One of the common reactions of the public following a crash on the corridor is that the speed limit is too high. The sheriff says speed is determined by the Michigan State Police, which has determined that 55 mph (east of Pere Marquette Highway) and 40 mph (between PM Highway and Jackson Road) are safe traveling speeds.

“Clearly with increased speed you have a greater probability for critical injuries and fatalities,” Cole says, adding that he would not be opposed to decreasing the speed limit between PM Highway and Meyers Road. “But, I don’t know what is reasonable,” he adds. “When you look at the crashes that we have had on the corridor, speed is rarely a factor. With that said, what people need to realize is that 55 mph means 55 mph not 65 or 70.”

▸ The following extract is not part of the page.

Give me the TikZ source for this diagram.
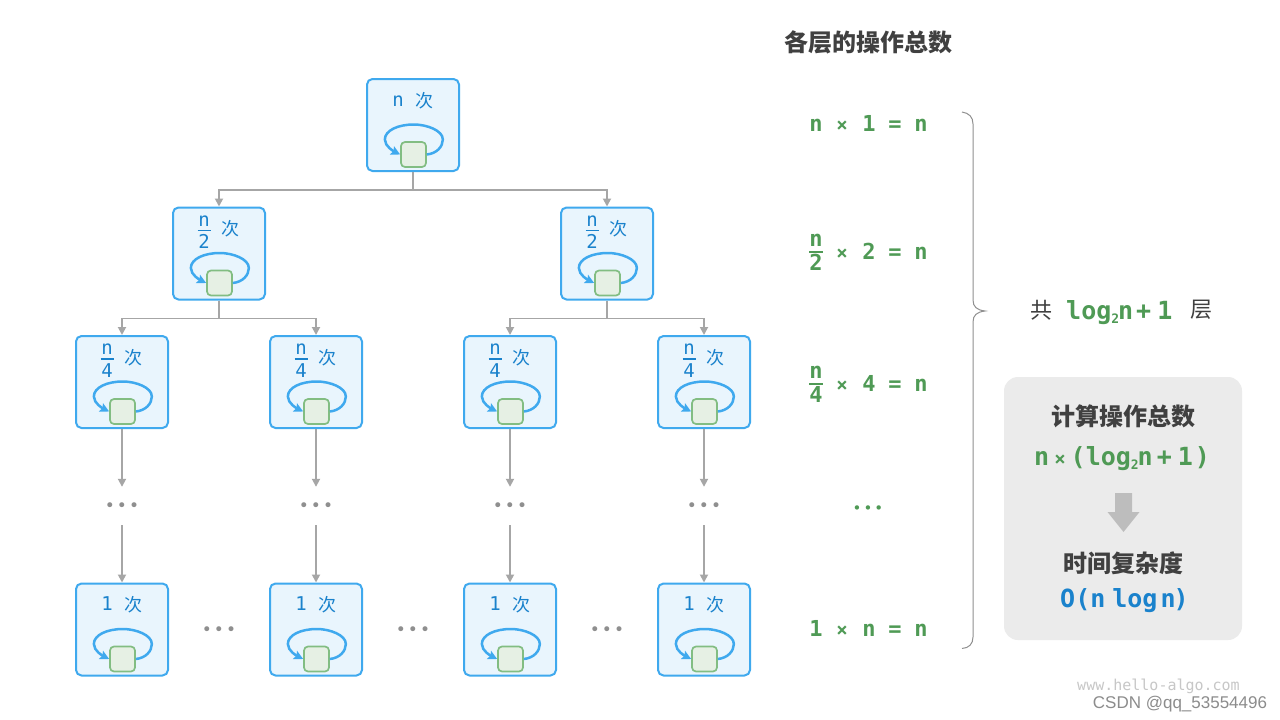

Editor’s Note: I drive on US 10 between Scottville and Ludington two to three times a day. The highway between PM Highway and Scottville was widened in the early ‘90s with little regard to proper planning and engineering. In my opinion, the road should have included “Michigan left turns” where a motorist is required to make a U-turn at designated places and right turn lanes, along with access roads with limited curb cuts along the highway (such as the lane in front of the Mason County Fairgrounds). Driving on this stretch of road is dangerous and frustrating when motorists experience a driver make a sudden right turn, or pull across three lanes of traffic to make a left turn. Unfortunately, changing the highway design is highly unlikely as it would require millions of dollars. So, we are stuck with it and must do our best to be more attentive and defensive drivers. Be safe Mason County.